Funny thing about people who teach as a profession: They almost always have sizable libraries. And so it should be with booksellers who make it their business to teach. New discoveries in our profession are far surpassed by discoveries that have already been made. And written about. It's just a fact of life that most of the knowledge we acquire is derivative: We've learned it from somebody else.

This is one reason why bibliographies are so important. Not only do they show us how to identify the obviously valuable First Editions - the things most everybody is looking for - but they also, usually, document what preceded an author's fame. The less obvious, sometimes hidden stuff. This is where teaching - and profits - can kick into high gear.

Take J.D. Salinger. He is often described as a one-book wonder, and yet The Catcher in the Rye represents only a small part of his writing life, both after its publication and, most importantly, before.

Here's a slender, unassuming book that I bet will not be found in most of your reference libraries:

A slight 62-pages long, and yet time and time again I've profited from its modest contents. The Catcher in the Rye was published in 1951; bibliographer Kenneth Starosciak cites fully 29 appearances that preceded it. Among these are articles or stories in magazines that are household names - Collier's, Cosmopolitan, Esquire, Harper's, Good Housekeeping (of all things), Mademoiselle, The New Yorker, Saturday Evening Post, and so on.

Think about this for a moment. Mid-century magazines that had large circulations are usually ho-hum, low-value things, and if there are exceptions, it usually has to do with what's happening on the cover, say, a photo of Marilyn Monroe. Again, this is the obvious stuff. Think also about this: How many times have you seen a listing for a magazine that fails to mention significant content? It happens all the time.
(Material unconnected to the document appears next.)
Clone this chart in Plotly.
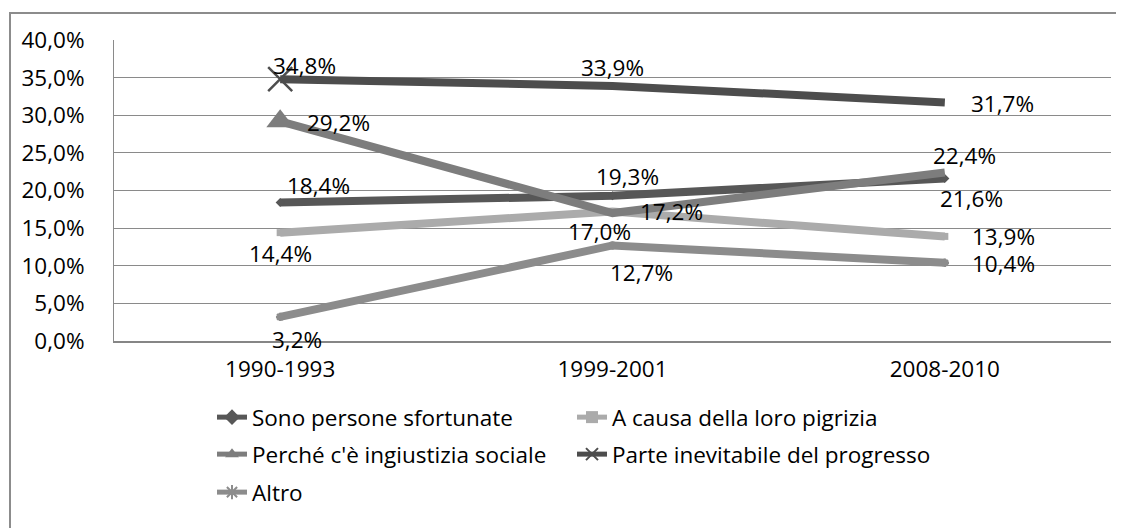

Now consider the Salinger collector. Apart from Catcher there are only three books remaining to collect - Nine Stories, Franny and Zooey and Raise High the Roof Beam, Carpenters and Seymour: An Introduction - and these are compilations of short stories or novellas. And - all of these books are plentiful enough to acquire quickly, if not cheaply. What's a poor Salinger collector to do next?

Here's a magazine I picked up recently on eBay for a few bucks:

First, note the date - September, 1941. This is darn early in Salinger's career. There were only a few appearances in print that preceded it, and these were almost entirely in small circulation literary magazines. Second, the funny thing about this is that, though Salinger's name appears in bold black ink in the contributor list on the right side of the front cover, the seller failed not only to mention his appearance but also failed to provide a clear photo of the cover. Thanks to Starosciak's bibliography, however, I knew what was what immediately - and when I get around to selling this thing, you can bet the farm that it will be a teaching moment, not to mention a three-figure outcome.

And finally, part of this teaching will include this:

Those who know the reclusive Salinger know he was loath, especially later in his career, to allow publisher's to use any photo of him whatsoever. This photo, which appears in the "Backstage With Esquire" feature in the same issue, is both early and rare - in fact, it's the most significant selling point of the magazine.